If you’re a bit creeped out by the idea of this type of location-aware advertising, you’re not alone. These “stalker” ads are certainly unsettling for anyone who cringes at the idea of companies setting up invisible GPS fences, hoping to snag Facebook users who happen to pass through.
Facebook justifies its new ad efforts by promising that they are “built with privacy in mind,” and that advertisers are not notified which specific individuals have seen their ads. Fair enough, but a question remains: If you’re already using every bit of information I’ve submitted to the social network—including my city and state—in order to target me with relevant ads, do you really need to know my exact location throughout the day as well?
It’s not like the previous amount of information has really been a success. I don’t think I’m alone in saying that if feeding me relevant ads is Facebook’s job, it’s failing at it. Horribly. Now, those ads can follow you around.
And no, there’s no way to turn this tracking off from within the app, so don’t bother digging into your Facebook menus. As Facebook itself admits, the only way to avoid being targeted by location-aware ads is to forcibly yank location permissions from the app itself. Yes, the same permissions it constantly pesters you for upon installing the app are the ones you need to go into your phone’s settings menu and remove in order to avoid falling into the crosshairs of Facebook’s advertising algorithms.
This is especially interesting considering Facebook already has a menu dedicated to ad settings. On this list you can tweak things like whether you see ads based on what your friends like, and whether third party ads will ever be able to use your image and name. Why the option to simply turn off hyper-local ads isn’t included here is a mystery—or perhaps the answer is obvious.

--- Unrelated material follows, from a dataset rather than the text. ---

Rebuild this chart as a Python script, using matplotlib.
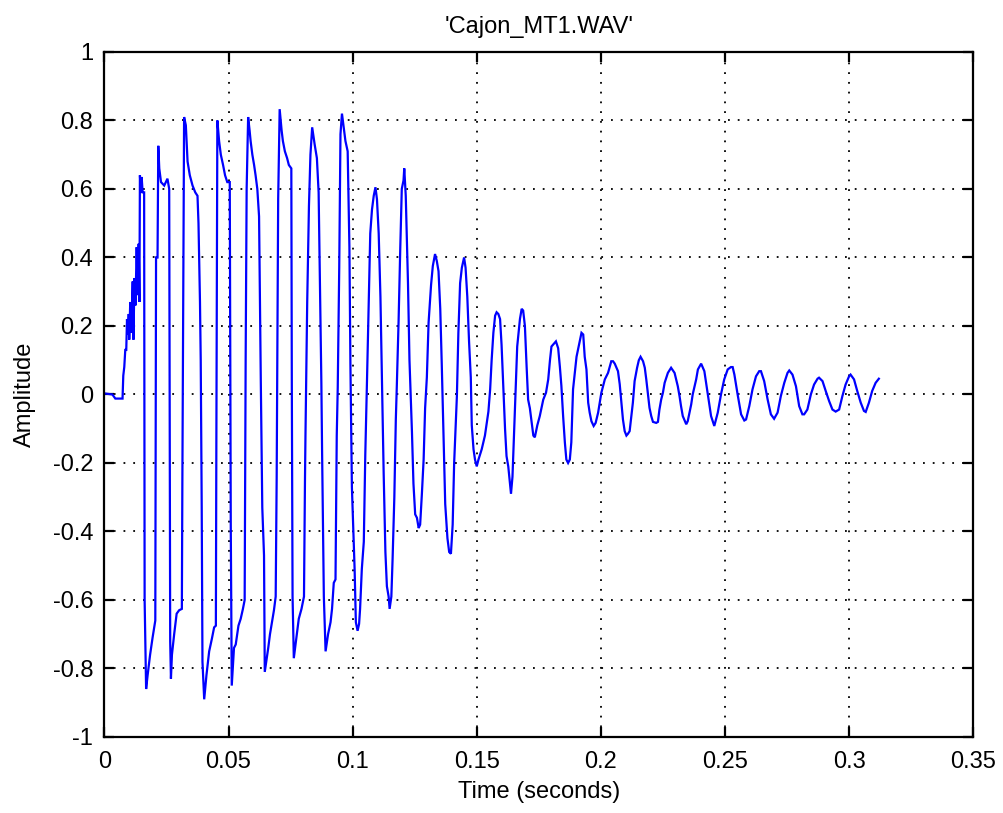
import matplotlib
matplotlib.use('Agg')
import matplotlib.pyplot as plt

title_text = "'Cajon_MT1.WAV'"
x_label = "Time (seconds)"
y_label = "Amplitude"
x_ticks = [0, 0.05, 0.1, 0.15, 0.2, 0.25, 0.3, 0.35]
x_tick_labels = ['0', '0.05', '0.1', '0.15', '0.2', '0.25', '0.3', '0.35']
y_ticks = [-1, -0.8, -0.6, -0.4, -0.2, 0, 0.2, 0.4, 0.6, 0.8, 1]
y_tick_labels = ['-1', '-0.8', '-0.6', '-0.4', '-0.2', '0', '0.2', '0.4', '0.6', '0.8', '1']

# waveform vertices (seconds, amplitude)
time_s = [
    0.0000, 0.0032, 0.0044, 0.0073, 0.0076, 0.0080, 0.0084, 0.0088, 0.0091, 0.0094,
    0.0098, 0.0100, 0.0104, 0.0108, 0.0114, 0.0117, 0.0121, 0.0125, 0.0130, 0.0134,
    0.0138, 0.0141, 0.0143, 0.0147, 0.0150, 0.0154, 0.0160, 0.0162, 0.0168, 0.0174,
    0.0184, 0.0194, 0.0205, 0.0208, 0.0214, 0.0217, 0.0221, 0.0228, 0.0241, 0.0254,
    0.0261, 0.0265, 0.0268, 0.0272, 0.0281, 0.0291, 0.0301, 0.0312, 0.0314, 0.0321,
    0.0328, 0.0335, 0.0344, 0.0355, 0.0366, 0.0375, 0.0379, 0.0385, 0.0388, 0.0392,
    0.0395, 0.0402, 0.0411, 0.0422, 0.0433, 0.0442, 0.0449, 0.0451, 0.0455, 0.0462,
    0.0469, 0.0478, 0.0486, 0.0495, 0.0505, 0.0509, 0.0513, 0.0522, 0.0529, 0.0540,
    0.0549, 0.0558, 0.0565, 0.0569, 0.0573, 0.0579, 0.0585, 0.0589, 0.0596, 0.0603,
    0.0609, 0.0616, 0.0623, 0.0630, 0.0636, 0.0643, 0.0646, 0.0652, 0.0660, 0.0667,
    0.0674, 0.0683, 0.0690, 0.0694, 0.0700, 0.0706, 0.0714, 0.0719, 0.0727, 0.0736,
    0.0743, 0.0753, 0.0755, 0.0758, 0.0763, 0.0770, 0.0777, 0.0783, 0.0794, 0.0804,
    0.0808, 0.0810, 0.0817, 0.0824, 0.0830, 0.0837, 0.0847, 0.0856, 0.0863, 0.0870,
    0.0874, 0.0877, 0.0884, 0.0891, 0.0901, 0.0911, 0.0917, 0.0924, 0.0931, 0.0936,
    0.0940, 0.0946, 0.0951, 0.0957, 0.0964, 0.0971, 0.0980, 0.0987, 0.0991, 0.0997,
    0.1008, 0.1013, 0.1020, 0.1026, 0.1030, 0.1037, 0.1045, 0.1051, 0.1058, 0.1065,
    0.1071, 0.1078, 0.1085, 0.1092, 0.1098, 0.1105, 0.1112, 0.1118, 0.1125, 0.1132,
    0.1138, 0.1145, 0.1149, 0.1156, 0.1161, 0.1168, 0.1174, 0.1178, 0.1185, 0.1192,
    0.1198, 0.1205, 0.1208, 0.1214, 0.1223, 0.1229, 0.1239, 0.1245, 0.1252, 0.1259,
    0.1266, 0.1272, 0.1279, 0.1286, 0.1292, 0.1299, 0.1306, 0.1316, 0.1323, 0.1332,
    0.1339, 0.1346, 0.1353, 0.1359, 0.1366, 0.1373, 0.1382, 0.1389, 0.1396, 0.1403,
    0.1409, 0.1420, 0.1426, 0.1433, 0.1440, 0.1449, 0.1455, 0.1462, 0.1469, 0.1476,
    0.1480, 0.1487, 0.1493, 0.1500, 0.1507, 0.1520, 0.1533, 0.1547, 0.1554, 0.1560,
    0.1567, 0.1574, 0.1580, 0.1587, 0.1594, 0.1600, 0.1607, 0.1614, 0.1620, 0.1627,
    0.1634, 0.1638, 0.1644, 0.1650, 0.1657, 0.1663, 0.1674, 0.1681, 0.1687, 0.1694,
    0.1701, 0.1707, 0.1714, 0.1721, 0.1728, 0.1734, 0.1744, 0.1754, 0.1768, 0.1779,
    0.1788, 0.1795, 0.1801, 0.1819, 0.1828, 0.1835, 0.1841, 0.1848, 0.1855, 0.1861,
    0.1868, 0.1875, 0.1881, 0.1888, 0.1902, 0.1912, 0.1922, 0.1929, 0.1935, 0.1942,
    0.1949, 0.1955, 0.1962, 0.1971, 0.1979, 0.1989, 0.2002, 0.2016, 0.2029, 0.2042,
    0.2049, 0.2056, 0.2069, 0.2076, 0.2083, 0.2089, 0.2096, 0.2103, 0.2109, 0.2116,
    0.2123, 0.2129, 0.2136, 0.2146, 0.2153, 0.2160, 0.2170, 0.2177, 0.2183, 0.2190,
    0.2196, 0.2203, 0.2210, 0.2223, 0.2230, 0.2236, 0.2243, 0.2250, 0.2257, 0.2270,
    0.2283, 0.2297, 0.2310, 0.2317, 0.2323, 0.2330, 0.2344, 0.2350, 0.2357, 0.2364,
    0.2370, 0.2384, 0.2391, 0.2404, 0.2417, 0.2424, 0.2431, 0.2438, 0.2444, 0.2457,
    0.2471, 0.2484, 0.2497, 0.2511, 0.2524, 0.2531, 0.2538, 0.2551, 0.2565, 0.2578,
    0.2585, 0.2598, 0.2611, 0.2625, 0.2638, 0.2645, 0.2658, 0.2672, 0.2685, 0.2698,
    0.2712, 0.2725, 0.2739, 0.2752, 0.2759, 0.2772, 0.2786, 0.2799, 0.2812, 0.2819,
    0.2832, 0.2846, 0.2859, 0.2873, 0.2879, 0.2893, 0.2906, 0.2920, 0.2933, 0.2946,
    0.2960, 0.2973, 0.2986, 0.3000, 0.3006, 0.3020, 0.3033, 0.3047, 0.3060, 0.3067,
    0.3080, 0.3093, 0.3107, 0.3120,
]
amplitude = [
    0.003, 0.000, -0.012, -0.012, 0.055, 0.08, 0.13, 0.13, 0.22, 0.175,
    0.235, 0.16, 0.27, 0.18, 0.33, 0.16, 0.34, 0.26, 0.43, 0.29,
    0.44, 0.27, 0.64, 0.59, 0.635, 0.59, 0.59, -0.60, -0.86, -0.82,
    -0.76, -0.71, -0.66, 0.40, 0.40, 0.726, 0.66, 0.62, 0.61, 0.63,
    0.60, -0.72, -0.83, -0.76, -0.70, -0.64, -0.63, -0.626, -0.26, 0.81,
    0.786, 0.68, 0.64, 0.61, 0.59, 0.58, 0.50, 0.27, 0.10, -0.33,
    -0.78, -0.89, -0.82, -0.75, -0.713, -0.68, -0.675, -0.14, 0.80, 0.74,
    0.70, 0.67, 0.64, 0.62, 0.62, -0.38, -0.85, -0.74, -0.73, -0.675,
    -0.655, -0.626, -0.60, 0.10, 0.60, 0.81, 0.77, 0.74, 0.70, 0.67,
    0.64, 0.60, 0.52, 0.04, -0.33, -0.47, -0.81, -0.78, -0.74, -0.70,
    -0.67, -0.63, -0.59, -0.24, 0.57, 0.833, 0.77, 0.74, 0.71, 0.69,
    0.67, 0.66, 0.03, -0.59, -0.77, -0.73, -0.69, -0.655, -0.626, -0.59,
    -0.25, -0.12, 0.27, 0.55, 0.70, 0.78, 0.73, 0.69, 0.59, 0.24,
    0.035, -0.17, -0.59, -0.75, -0.70, -0.665, -0.626, -0.55, -0.54, -0.12,
    0.02, 0.37, 0.76, 0.82, 0.78, 0.74, 0.71, 0.43, 0.09, -0.27,
    -0.51, -0.665, -0.69, -0.67, -0.626, -0.51, -0.43, -0.175, 0.045, 0.28,
    0.47, 0.54, 0.58, 0.605, 0.57, 0.47, 0.285, 0.04, -0.23, -0.46,
    -0.56, -0.59, -0.626, -0.59, -0.48, -0.30, -0.073, 0.025, 0.21, 0.43,
    0.60, 0.625, 0.66, 0.58, 0.325, 0.10, -0.11, -0.26, -0.35, -0.36,
    -0.39, -0.38, -0.29, -0.19, -0.04, 0.05, 0.21, 0.32, 0.375, 0.41,
    0.39, 0.36, 0.25, 0.09, -0.12, -0.32, -0.42, -0.46, -0.465, -0.38,
    -0.20, -0.005, 0.18, 0.325, 0.37, 0.40, 0.37, 0.285, 0.155, 0.05,
    -0.09, -0.16, -0.19, -0.21, -0.19, -0.16, -0.12, -0.05, 0.015, 0.10,
    0.18, 0.23, 0.24, 0.235, 0.22, 0.145, 0.025, -0.10, -0.18, -0.21,
    -0.26, -0.29, -0.24, -0.12, 0.015, 0.14, 0.22, 0.25, 0.245, 0.20,
    0.08, -0.015, -0.04, -0.08, -0.12, -0.125, -0.09, -0.063, -0.015, 0.005,
    0.044, 0.10, 0.14, 0.155, 0.135, 0.08, 0.025, -0.063, -0.14, -0.19,
    -0.20, -0.19, -0.14, 0.015, 0.11, 0.145, 0.18, 0.175, 0.11, 0.073,
    -0.024, -0.053, -0.078, -0.092, -0.083, -0.053, 0.005, 0.044, 0.063, 0.097,
    0.097, 0.09, 0.068, 0.03, -0.024, -0.073, -0.107, -0.12, -0.115, -0.107,
    -0.063, -0.024, 0.039, 0.078, 0.10, 0.11, 0.097, 0.078, 0.044, 0.0,
    -0.039, -0.063, -0.08, -0.083, -0.08, -0.044, -0.015, 0.005, 0.034, 0.063,
    0.078, 0.063, 0.024, -0.005, -0.034, -0.063, -0.087, -0.078, -0.053, -0.029,
    0.0, 0.044, 0.073, 0.09, 0.068, 0.034, 0.0, -0.034, -0.063, -0.092,
    -0.053, 0.0, 0.044, 0.073, 0.08, 0.08, 0.058, 0.0, -0.058, -0.076,
    -0.073, -0.034, 0.015, 0.053, 0.068, 0.068, 0.039, -0.015, -0.058, -0.071,
    -0.053, -0.005, 0.034, 0.063, 0.07, 0.058, 0.024, -0.034, -0.058, -0.058,
    -0.044, 0.0, 0.029, 0.046, 0.049, 0.039, 0.01, -0.02, -0.044, -0.05,
    -0.044, -0.005, 0.029, 0.053, 0.058, 0.044, 0.01, -0.024, -0.048, -0.051,
    -0.024, 0.01, 0.034, 0.046,
]

FONT = ['Liberation Sans', 'DejaVu Sans']
FS = 17

fig = plt.figure(figsize=(10.04, 8.13), dpi=100)
fig.patch.set_facecolor('white')
ax = fig.add_axes([0.104, 0.0935, 0.8653, 0.8426])

ax.plot(time_s, amplitude, color='#0000ff', lw=1.6, solid_joinstyle='miter')

ax.set_xlim(0, 0.35)
ax.set_ylim(-1, 1)
ax.set_xticks(x_ticks)
ax.set_xticklabels(x_tick_labels, fontfamily=FONT, fontsize=FS)
ax.set_yticks(y_ticks)
ax.set_yticklabels(y_tick_labels, fontfamily=FONT, fontsize=FS)

ax.grid(True, color='#000000', linestyle=(0, (1.0, 4.4)), linewidth=1.3)
ax.tick_params(direction='in', length=7, width=1.6, top=True, right=True,
               color='black', labelcolor='black')
ax.tick_params(axis='x', pad=10)
ax.tick_params(axis='y', pad=8)
for sp in ax.spines.values():
    sp.set_linewidth(1.6)
    sp.set_color('black')

ax.set_title(title_text, fontfamily=FONT, fontsize=FS, pad=14)
ax.set_xlabel(x_label, fontfamily=FONT, fontsize=FS, labelpad=6)
ax.set_ylabel(y_label, fontfamily=FONT, fontsize=FS, labelpad=12)

fig.savefig('out.png', dpi=100, facecolor='white')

If you’re like me, you might be interested in how to keep Facebook from letting advertisers act like jilted lovers—littering your Facebook feed when they see you walk past their front door—here’s how to shut it down:
On iOS: Click the Settings icon, then Privacy, and finally Location Services. From here, find Facebook on the list, tap it, and change the setting to “Never.” This will prevent the app from tracking your location whatsoever.

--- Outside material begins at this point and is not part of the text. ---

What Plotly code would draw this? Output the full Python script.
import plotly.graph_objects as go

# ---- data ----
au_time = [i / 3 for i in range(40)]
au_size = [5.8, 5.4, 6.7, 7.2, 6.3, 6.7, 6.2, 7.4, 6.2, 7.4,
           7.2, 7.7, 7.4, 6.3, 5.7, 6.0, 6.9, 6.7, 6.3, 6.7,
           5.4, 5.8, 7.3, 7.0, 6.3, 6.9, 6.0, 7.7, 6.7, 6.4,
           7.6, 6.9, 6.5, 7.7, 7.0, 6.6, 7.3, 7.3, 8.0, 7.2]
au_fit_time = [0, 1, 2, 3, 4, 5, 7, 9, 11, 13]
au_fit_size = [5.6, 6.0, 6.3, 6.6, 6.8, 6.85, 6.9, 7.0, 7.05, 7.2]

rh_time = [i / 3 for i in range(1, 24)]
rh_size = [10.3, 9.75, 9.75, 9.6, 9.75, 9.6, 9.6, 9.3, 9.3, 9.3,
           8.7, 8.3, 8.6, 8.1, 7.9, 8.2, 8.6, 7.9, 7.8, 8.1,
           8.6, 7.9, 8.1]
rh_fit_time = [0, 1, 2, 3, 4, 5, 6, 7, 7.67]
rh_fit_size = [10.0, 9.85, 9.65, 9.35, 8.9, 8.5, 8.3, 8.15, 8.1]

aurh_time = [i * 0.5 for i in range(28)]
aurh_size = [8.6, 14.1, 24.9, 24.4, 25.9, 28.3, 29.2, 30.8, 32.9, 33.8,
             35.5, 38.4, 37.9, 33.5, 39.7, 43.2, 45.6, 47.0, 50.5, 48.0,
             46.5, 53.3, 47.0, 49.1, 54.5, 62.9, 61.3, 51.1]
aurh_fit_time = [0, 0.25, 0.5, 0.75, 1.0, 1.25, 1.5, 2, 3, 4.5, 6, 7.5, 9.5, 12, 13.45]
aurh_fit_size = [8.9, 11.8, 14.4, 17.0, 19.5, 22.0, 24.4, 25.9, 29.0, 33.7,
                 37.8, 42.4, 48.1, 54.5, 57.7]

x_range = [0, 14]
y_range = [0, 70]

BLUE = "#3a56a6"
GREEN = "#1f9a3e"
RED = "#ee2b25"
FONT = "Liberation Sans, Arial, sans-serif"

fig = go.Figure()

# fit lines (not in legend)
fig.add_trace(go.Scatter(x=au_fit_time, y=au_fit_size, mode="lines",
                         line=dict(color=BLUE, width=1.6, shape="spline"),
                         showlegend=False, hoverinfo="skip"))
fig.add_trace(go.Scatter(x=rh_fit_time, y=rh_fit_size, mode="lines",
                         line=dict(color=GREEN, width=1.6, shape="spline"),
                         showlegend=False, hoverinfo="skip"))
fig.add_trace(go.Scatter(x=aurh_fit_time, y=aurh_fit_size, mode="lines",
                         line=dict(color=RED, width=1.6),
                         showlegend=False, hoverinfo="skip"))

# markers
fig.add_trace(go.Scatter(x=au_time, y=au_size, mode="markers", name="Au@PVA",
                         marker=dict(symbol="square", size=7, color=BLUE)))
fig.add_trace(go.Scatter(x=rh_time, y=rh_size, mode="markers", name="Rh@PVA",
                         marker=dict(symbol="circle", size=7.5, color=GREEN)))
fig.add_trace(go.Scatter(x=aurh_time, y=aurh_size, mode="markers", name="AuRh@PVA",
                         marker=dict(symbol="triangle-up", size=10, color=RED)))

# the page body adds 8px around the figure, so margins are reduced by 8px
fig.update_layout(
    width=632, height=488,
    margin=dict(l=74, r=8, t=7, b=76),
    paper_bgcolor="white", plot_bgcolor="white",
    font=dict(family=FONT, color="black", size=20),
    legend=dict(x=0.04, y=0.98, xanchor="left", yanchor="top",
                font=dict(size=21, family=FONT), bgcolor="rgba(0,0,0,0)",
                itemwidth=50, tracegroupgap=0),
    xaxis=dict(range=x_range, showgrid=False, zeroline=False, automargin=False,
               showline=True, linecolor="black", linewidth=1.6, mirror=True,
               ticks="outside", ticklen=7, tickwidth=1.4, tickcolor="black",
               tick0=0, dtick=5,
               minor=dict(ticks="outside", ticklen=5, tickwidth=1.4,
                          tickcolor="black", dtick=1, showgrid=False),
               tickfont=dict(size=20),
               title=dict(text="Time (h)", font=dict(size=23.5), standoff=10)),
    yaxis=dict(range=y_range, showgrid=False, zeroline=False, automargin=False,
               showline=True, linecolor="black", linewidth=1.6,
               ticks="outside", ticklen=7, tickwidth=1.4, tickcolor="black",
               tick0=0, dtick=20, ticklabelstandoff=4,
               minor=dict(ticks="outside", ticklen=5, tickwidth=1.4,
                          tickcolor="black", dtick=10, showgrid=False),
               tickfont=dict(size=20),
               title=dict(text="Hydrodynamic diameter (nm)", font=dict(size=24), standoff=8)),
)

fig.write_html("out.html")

On Android: Since you agree to allow Facebook to use your device’s location when you first download the app, you’re going to need to simply click Location Services off within your phone’s settings menu. If you’re an advanced user you can dive into third party apps like Tasker, which allow you to set up how each app uses things like location services, but generally speaking the quickest way to prevent Facebook’s creepy new ads is to simply toggle location services off entirely.
Photo via mil8/Flickr(CC 2.0)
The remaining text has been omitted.